Engin Erkiner’in polise teslim olmasına ilişkin her şey ortada. Tartışılacak hiçbir yönü yok. Bu zat ben teslim oldum ama başkaları da teslim oldu türünden, kendini savunmaya dönük uydurma yalanlara sığınarak, kamburundan kurtulmaya çalışıyor. Tam bir döküntü. Sözünün ederi yok.

Hem ben bu örgütü kurdum diyeceksin hem de kurduğunu iddia ettiğin örgütü tek bir tokat yemeden polise teslim edeceksin. Aradan geçen zamanı kurtarıcı gibi görüp tarihi aldatmaya çalışacaksın. Türkiye solu Engin Erkiner gibi yüreksizlerin yönetiminde olsaydı, asla ve asla bir adım atamaz ve devrimci mücadele milim kımıldayamazdı.

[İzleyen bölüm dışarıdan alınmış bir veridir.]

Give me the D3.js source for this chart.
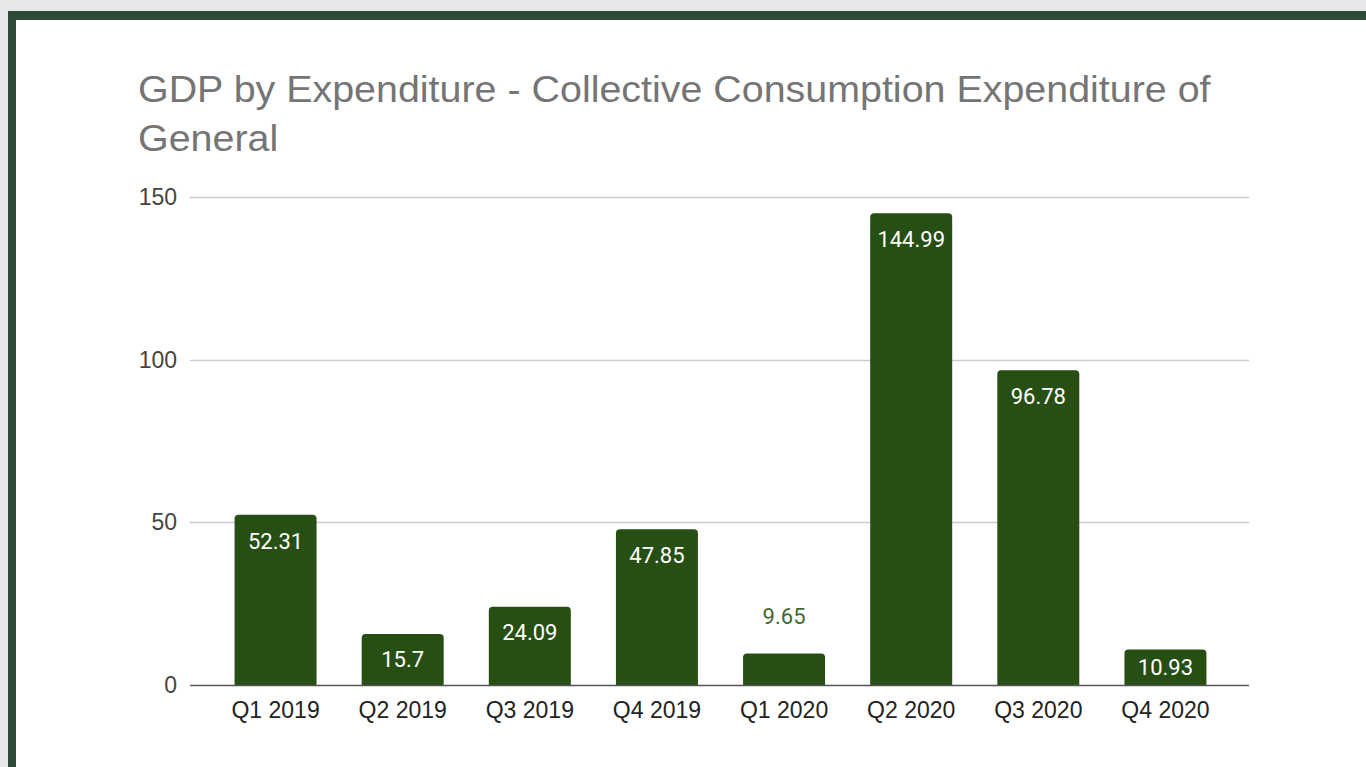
<!DOCTYPE html>
<html>
<head>
<meta charset="utf-8">
<script src="https://cdn.jsdelivr.net/npm/d3@7"></script>
<style>
  html, body { margin: 0; padding: 0; background: #e6e8e6; overflow: hidden; }
  svg { display: block; }
</style>
</head>
<body>
<svg id="chart" width="1366" height="767"></svg>
<script>
const categories = ["Q1 2019", "Q2 2019", "Q3 2019", "Q4 2019", "Q1 2020", "Q2 2020", "Q3 2020", "Q4 2020"];
const values = [52.31, 15.7, 24.09, 47.85, 9.65, 144.99, 96.78, 10.93];
const yTicks = [0, 50, 100, 150];
const titleLines = ["GDP by Expenditure - Collective Consumption Expenditure of", "General"];

const svg = d3.select("#chart");

// frame
svg.append("rect").attr("x", 8).attr("y", 11).attr("width", 1400).attr("height", 800).attr("fill", "#2e4b3a");
svg.append("rect").attr("x", 16).attr("y", 20).attr("width", 1400).attr("height", 800).attr("fill", "#ffffff");

// title (slightly stretched to match the wide glyphs of the original)
svg.append("text")
    .attr("transform", "translate(138,102) scale(1.095,1)")
    .attr("font-family", "Arial, 'Liberation Sans', sans-serif")
    .attr("font-size", 36)
    .attr("fill", "#757575")
    .selectAll("tspan")
    .data(titleLines)
    .join("tspan")
    .attr("x", 0)
    .attr("dy", (d, i) => i ? 49 : 0)
    .text(d => d);

const gridLeft = 190, gridRight = 1249;
const y = d3.scaleLinear().domain([0, 150]).range([685, 197]);
const x = d3.scaleBand().domain(categories).range([212, 1229]).paddingInner(0.355).paddingOuter(0.1775);

// grid
svg.append("g").selectAll("line")
    .data(yTicks.filter(d => d > 0))
    .join("line")
    .attr("x1", gridLeft).attr("x2", gridRight)
    .attr("y1", d => Math.round(y(d)) + 0.5).attr("y2", d => Math.round(y(d)) + 0.5)
    .attr("stroke", "#cccccc").attr("stroke-width", 1.5);

// y labels
svg.append("g").selectAll("text")
    .data(yTicks)
    .join("text")
    .attr("x", 177).attr("y", d => y(d))
    .attr("dy", "0.35em")
    .attr("text-anchor", "end")
    .attr("font-family", "Arial, 'Liberation Sans', sans-serif")
    .attr("font-size", 23)
    .attr("fill", "#444444")
    .text(d => d);

// bars with rounded top
const r = 4;
function barPath(d, i) {
    const x0 = x(categories[i]), w = x.bandwidth();
    const y0 = y(d), b = y(0);
    return `M${x0},${b} V${y0 + r} Q${x0},${y0} ${x0 + r},${y0} H${x0 + w - r} Q${x0 + w},${y0} ${x0 + w},${y0 + r} V${b} Z`;
}
svg.append("g").selectAll("path")
    .data(values)
    .join("path")
    .attr("d", barPath)
    .attr("fill", "#274e13");

// baseline
svg.append("line")
    .attr("x1", gridLeft).attr("x2", gridRight)
    .attr("y1", y(0) + 0.5).attr("y2", y(0) + 0.5)
    .attr("stroke", "#555555").attr("stroke-width", 1.5);

// data labels
svg.append("g").selectAll("text")
    .data(values)
    .join("text")
    .attr("x", (d, i) => x(categories[i]) + x.bandwidth() / 2)
    .attr("y", d => {
        const h = y(0) - y(d);
        return h < 34 ? y(d) - 37 : y(d) + Math.min(26, h / 2);
    })
    .attr("dy", "0.35em")
    .attr("text-anchor", "middle")
    .attr("font-family", "Roboto, sans-serif")
    .attr("font-size", 22)
    .attr("fill", d => (y(0) - y(d)) < 34 ? "#44692f" : "#ffffff")
    .text(d => d);

// x labels
svg.append("g").selectAll("text")
    .data(categories)
    .join("text")
    .attr("x", d => x(d) + x.bandwidth() / 2)
    .attr("y", 718)
    .attr("text-anchor", "middle")
    .attr("font-family", "Arial, 'Liberation Sans', sans-serif")
    .attr("font-size", 23)
    .attr("fill", "#222222")
    .text(d => d);
</script>
</body>
</html>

Hiçbir gerekçe Engin Erkiner’in örgütü polise teslim etmesi gerçeğini asla değiştiremez ve hafifletemez. O kulvar dışıdır artık. Engin Erkiner’e ilişkin, cezaevinde tavır alınmaması ve gerektiği cezaya çarptırılmamış olması onun tutar bir yönü değildir. Başkalarının yanlışlığı veya eksikliği, koşulların yetersizliği, ihanet gibi bir teslimiyeti asla maruz göstermez. Engin Erkiner’in ihaneti cezasız kalmış ve bu durum ona cesaret oluşturmuştur. Tarihin insafına sığınarak yeniden sol kulvarda varolabilme hamlesine kalkışmıştır. Bunu yaparken de, kendi batağına insan çekerek, aynılaştırmaya çalışmak gibi yine aşağılık bir yöntemi kullanmaktan geri durmamıştır.

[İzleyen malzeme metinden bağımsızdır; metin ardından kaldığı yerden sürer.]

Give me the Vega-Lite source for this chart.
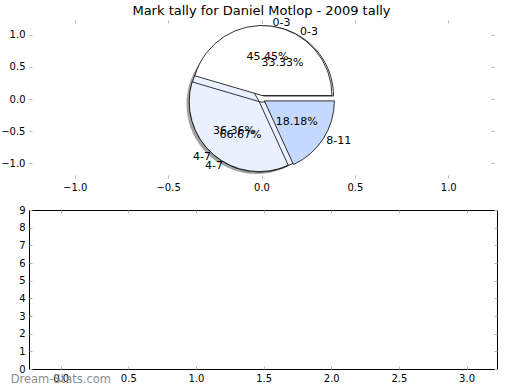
{
  "$schema": "https://vega.github.io/schema/vega-lite/v6.json",
  "padding": {"top": 5, "left": 0, "right": 0, "bottom": 0},
  "background": "white",
  "bounds": "flush",
  "spacing": 32,
  "config": {
    "font": "DejaVu Sans",
    "view": {"stroke": null},
    "axis": {
      "labelFont": "DejaVu Sans",
      "labelFontSize": 10,
      "labelColor": "#000000",
      "tickColor": "#b5b5b5",
      "tickSize": 3,
      "tickWidth": 1,
      "offset": -3,
      "domain": false,
      "grid": false,
      "title": null
    },
    "text": {"font": "DejaVu Sans", "fontSize": 11, "color": "#000000", "baseline": "middle"},
    "title": {"font": "DejaVu Sans", "fontSize": 13, "fontWeight": "normal", "color": "#000000"}
  },
  "datasets": {
    "pies": [
      {"pie": "A", "slice": "0-3", "share": 0.4545},
      {"pie": "A", "slice": "4-7", "share": 0.3636},
      {"pie": "A", "slice": "8-11", "share": 0.1818},
      {"pie": "B", "slice": "0-3", "share": 0.3333},
      {"pie": "B", "slice": "4-7", "share": 0.6667}
    ]
  },
  "vconcat": [
    {
      "width": 465,
      "height": 158,
      "title": {"text": "Mark tally for Daniel Motlop - 2009 tally", "offset": -1.5},
      "data": {"name": "pies"},
      "transform": [
        {"stack": "share", "groupby": ["pie"], "sort": [{"field": "slice", "order": "ascending"}], "as": ["s0", "s1"], "offset": "normalize"}
      ],
      "encoding": {
        "x": {"datum": 0, "type": "quantitative", "scale": {"domain": [-1.245, 1.245], "nice": false, "zero": false}, "axis": null},
        "y": {"datum": 0, "type": "quantitative", "scale": {"domain": [-1.225, 1.225], "nice": false, "zero": false}, "axis": null}
      },
      "layer": [
        {
          "transform": [{"filter": "datum.pie === 'B' && datum.slice === '4-7'"}],
          "mark": {"type": "arc", "radius": 70, "xOffset": -5, "yOffset": 5, "color": "#555555", "opacity": 0.55},
          "encoding": {
            "theta": {"field": "s0", "type": "quantitative", "scale": {"domain": [0, 1], "range": [1.5707963, -4.712389]}},
            "theta2": {"field": "s1"}
          }
        },
        {
          "transform": [{"filter": "datum.pie === 'B' && datum.slice === '0-3'"}],
          "mark": {"type": "arc", "radius": 70, "xOffset": 2, "yOffset": -3, "stroke": "#000000", "strokeWidth": 0.8},
          "encoding": {
            "x": {"datum": 0, "type": "quantitative", "axis": {"orient": "bottom", "values": [-1, -0.5, 0, 0.5, 1], "format": ".1f", "labelPadding": 4}},
            "y": {"datum": 0, "type": "quantitative", "axis": {"orient": "left", "values": [-1, -0.5, 0, 0.5, 1], "format": ".1f", "labelPadding": 4}},
            "theta": {"field": "s0", "type": "quantitative", "scale": {"domain": [0, 1], "range": [1.5707963, -4.712389]}},
            "theta2": {"field": "s1"},
            "fill": {"field": "slice", "type": "nominal", "scale": {"domain": ["0-3", "4-7", "8-11"], "range": ["#ffffff", "#e9f0fe", "#c5d8fd"]}, "legend": null}
          }
        },
        {
          "transform": [{"filter": "datum.pie === 'B' && datum.slice === '4-7'"}],
          "mark": {"type": "arc", "radius": 70, "xOffset": -2, "yOffset": 3, "stroke": "#000000", "strokeWidth": 0.8},
          "encoding": {
            "x": {"datum": 0, "type": "quantitative", "axis": {"orient": "top", "values": [-1, -0.5, 0, 0.5, 1], "labels": false}},
            "y": {"datum": 0, "type": "quantitative", "axis": {"orient": "right", "values": [-1, -0.5, 0, 0.5, 1], "labels": false}},
            "theta": {"field": "s0", "type": "quantitative", "scale": {"domain": [0, 1], "range": [1.5707963, -4.712389]}},
            "theta2": {"field": "s1"},
            "fill": {"field": "slice", "type": "nominal", "legend": null}
          }
        },
        {
          "transform": [{"filter": "datum.pie === 'A' && datum.slice === '0-3'"}],
          "mark": {"type": "arc", "radius": 70, "xOffset": 0.5, "yOffset": -3.5, "stroke": "#000000", "strokeWidth": 0.8},
          "encoding": {
            "theta": {"field": "s0", "type": "quantitative", "scale": {"domain": [0, 1], "range": [1.5707963, -4.712389]}},
            "theta2": {"field": "s1"},
            "fill": {"field": "slice", "type": "nominal", "legend": null}
          }
        },
        {
          "transform": [{"filter": "datum.pie === 'A' && datum.slice === '4-7'"}],
          "mark": {"type": "arc", "radius": 70, "xOffset": -2.3, "yOffset": 2.6, "stroke": "#000000", "strokeWidth": 0.8},
          "encoding": {
            "theta": {"field": "s0", "type": "quantitative", "scale": {"domain": [0, 1], "range": [1.5707963, -4.712389]}},
            "theta2": {"field": "s1"},
            "fill": {"field": "slice", "type": "nominal", "legend": null}
          }
        },
        {
          "transform": [{"filter": "datum.pie === 'A' && datum.slice === '8-11'"}],
          "mark": {"type": "arc", "radius": 70, "xOffset": 2.9, "yOffset": 1.9, "stroke": "#000000", "strokeWidth": 0.8},
          "encoding": {
            "theta": {"field": "s0", "type": "quantitative", "scale": {"domain": [0, 1], "range": [1.5707963, -4.712389]}},
            "theta2": {"field": "s1"},
            "fill": {"field": "slice", "type": "nominal", "legend": null}
          }
        },
        {
          "transform": [{"filter": "datum.pie === 'A'"}],
          "mark": {"type": "text", "radius": 77, "align": "left"},
          "encoding": {
            "theta": {"field": "share", "type": "quantitative", "stack": "normalize", "scale": {"domain": [0, 1], "range": [1.5707963, -4.712389]}},
            "order": {"field": "slice", "type": "ordinal", "sort": "ascending"},
            "text": {"condition": {"test": "datum.slice !== '4-7'", "field": "slice", "type": "nominal"}, "value": ""}
          }
        },
        {
          "transform": [{"filter": "datum.pie === 'A'"}],
          "mark": {"type": "text", "radius": 77, "align": "right"},
          "encoding": {
            "theta": {"field": "share", "type": "quantitative", "stack": "normalize", "scale": {"domain": [0, 1], "range": [1.5707963, -4.712389]}},
            "order": {"field": "slice", "type": "ordinal", "sort": "ascending"},
            "text": {"condition": {"test": "datum.slice === '4-7'", "field": "slice", "type": "nominal"}, "value": ""}
          }
        },
        {
          "transform": [{"filter": "datum.pie === 'A'"}],
          "mark": {"type": "text", "radius": 42, "align": "center"},
          "encoding": {
            "theta": {"field": "share", "type": "quantitative", "stack": "normalize", "scale": {"domain": [0, 1], "range": [1.5707963, -4.712389]}},
            "order": {"field": "slice", "type": "ordinal", "sort": "ascending"},
            "text": {"field": "share", "type": "quantitative", "format": ".2%"}
          }
        },
        {
          "transform": [{"filter": "datum.pie === 'B'"}],
          "mark": {"type": "text", "radius": 77, "align": "left"},
          "encoding": {
            "theta": {"field": "share", "type": "quantitative", "stack": "normalize", "scale": {"domain": [0, 1], "range": [1.5707963, -4.712389]}},
            "order": {"field": "slice", "type": "ordinal", "sort": "ascending"},
            "text": {"condition": {"test": "datum.slice !== '4-7'", "field": "slice", "type": "nominal"}, "value": ""}
          }
        },
        {
          "transform": [{"filter": "datum.pie === 'B'"}],
          "mark": {"type": "text", "radius": 77, "align": "right"},
          "encoding": {
            "theta": {"field": "share", "type": "quantitative", "stack": "normalize", "scale": {"domain": [0, 1], "range": [1.5707963, -4.712389]}},
            "order": {"field": "slice", "type": "ordinal", "sort": "ascending"},
            "text": {"condition": {"test": "datum.slice === '4-7'", "field": "slice", "type": "nominal"}, "value": ""}
          }
        },
        {
          "transform": [{"filter": "datum.pie === 'B'"}],
          "mark": {"type": "text", "radius": 42, "align": "center"},
          "encoding": {
            "theta": {"field": "share", "type": "quantitative", "stack": "normalize", "scale": {"domain": [0, 1], "range": [1.5707963, -4.712389]}},
            "order": {"field": "slice", "type": "ordinal", "sort": "ascending"},
            "text": {"field": "share", "type": "quantitative", "format": ".2%"}
          }
        }
      ],
      "resolve": {"axis": {"x": "independent", "y": "independent"}}
    },
    {
      "width": 468,
      "height": 159,
      "view": {"stroke": "#000000", "strokeWidth": 1},
      "title": {"text": "Dream-Stats.com", "orient": "bottom", "anchor": "start", "frame": "bounds", "color": "#8c8c8c", "fontSize": 11.5, "offset": -9, "dx": -8},
      "layer": [
        {
          "mark": {"type": "point", "opacity": 0},
          "encoding": {
            "x": {"datum": 0, "type": "quantitative", "scale": {"domain": [-0.234, 3.225], "nice": false, "zero": false}, "axis": {"orient": "bottom", "values": [0, 0.5, 1, 1.5, 2, 2.5, 3], "format": ".1f", "labelPadding": 4}},
            "y": {"datum": 0, "type": "quantitative", "scale": {"domain": [0, 9], "nice": false, "zero": false}, "axis": {"orient": "left", "values": [0, 1, 2, 3, 4, 5, 6, 7, 8, 9], "format": "d", "labelPadding": 4}}
          }
        },
        {
          "mark": {"type": "point", "opacity": 0},
          "encoding": {
            "x": {"datum": 0, "type": "quantitative", "axis": {"orient": "top", "values": [0, 0.5, 1, 1.5, 2, 2.5, 3], "labels": false}},
            "y": {"datum": 0, "type": "quantitative", "axis": {"orient": "right", "values": [0, 1, 2, 3, 4, 5, 6, 7, 8, 9], "labels": false}}
          }
        }
      ],
      "resolve": {"axis": {"x": "independent", "y": "independent"}}
    }
  ]
}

Olayları ve sonuçları ayrıştırmak gerek. Engin Erkiner polise örgütü tokat yemeden teslim etmiştir. Bu durum belgeli ve kendisinin bile reddetmediği bir gerçekliktir. Bu teslimiyetin cezasız kalması, onun cezaevi sürecinde ve sonrasında gerekli yaptırımın uygulanmamış olması, başka bir yanlış tavırdır. 1977 Ağustosu sonrasında enkaza dönen örgütün yeniden toparlanması gibi bir zorunluluğun önceliği, bu türden cezai tavırların zamanında alınmaması sonucunu getirmiştir. İhanet asla zaman aşımına uğramaz. O zaman cezalandırsaydınız yaklaşımı, ihaneti masumlaştırmaz. O zaman cezalandırılmamış olması, yapılan şeyin- ihanetin- doğru olduğu veya aklanması gerektiği anlamına gelmez.

Bir karmaşa yaratılarak arada kaynama, bulanıklıkta yeniden var olma arayışı, yalandan benzeşikler yaratarak kendi durumunu çoklaştırma girişimleri ihanet gibi bir gerçeği değiştiremez. Engin Erkiner boşuna çabalamaktadır.



(Engin Erkiner de yalan bitmiyor. Aklıma gelmişken arada yazayım.



İtirafçı Engin Erkiner uyduruk bir sitede şöyle yazıyor;



“Acil örgütü üç kişi tarafından kuruldu. İlker Akman, Yüksel Eriş ve Engin Erkiner.”



Telaşla kendi el yazmalarını karıştırmaya başlıyoruz.



Engin Erkiner polis ifadesi sayfa 3;



“ 1975 yılında üst komitenin görev taksimatını şöyle sıralayabiliriz: İlker Akman, Güneydoğu Anadolu bölgesinde faaliyet yürütecek ve örgüt adına ilişki kurmaya çalışacaktı; Hasan Basri Temizalp Doğu Anadolu bölgesinde aynı faaliyeti yürütecekti, Ben, Engin Erkiner İstanbul da

faaliyet gösterecek ancak çalışmalarımda Süleyman Sadi Somer’e karşı sorumlu olacaktım….”



Engin Erkiner polis ifadesi sayfa 5;



“Önceden de belirttiğim gibi daha önce İstanbul da Süleyman Sadi Somer’e yardımcı olarak çalışmaktaydım….



Hani bu örgüt üç kişi tarafından kurulmuştu, hani sen İlker Akman ile aynı pozisyondaydın, hani sen örgütü kuran üç kişiden biriydin, nasıl böyle bir hata yapıp, herkes kendine bir çalışma bölgesi alırken senin gibi TÜDAS’ı yazmış birine, İstanbul’u sana tek başına vermeyip, bir de başına sorumlu atamışlar. İlker yoldaş bile senin eş durumundan bu örgüte bulaştığının farkında olarak, seni bir anlamda çerçevelemek istemiş olmalı. Bu örgütü kuran çekirdek üç kişi olabilir ama bunlardan birinin sen olmadığın böylelikle ortaya çıkmış olmuyor mu?)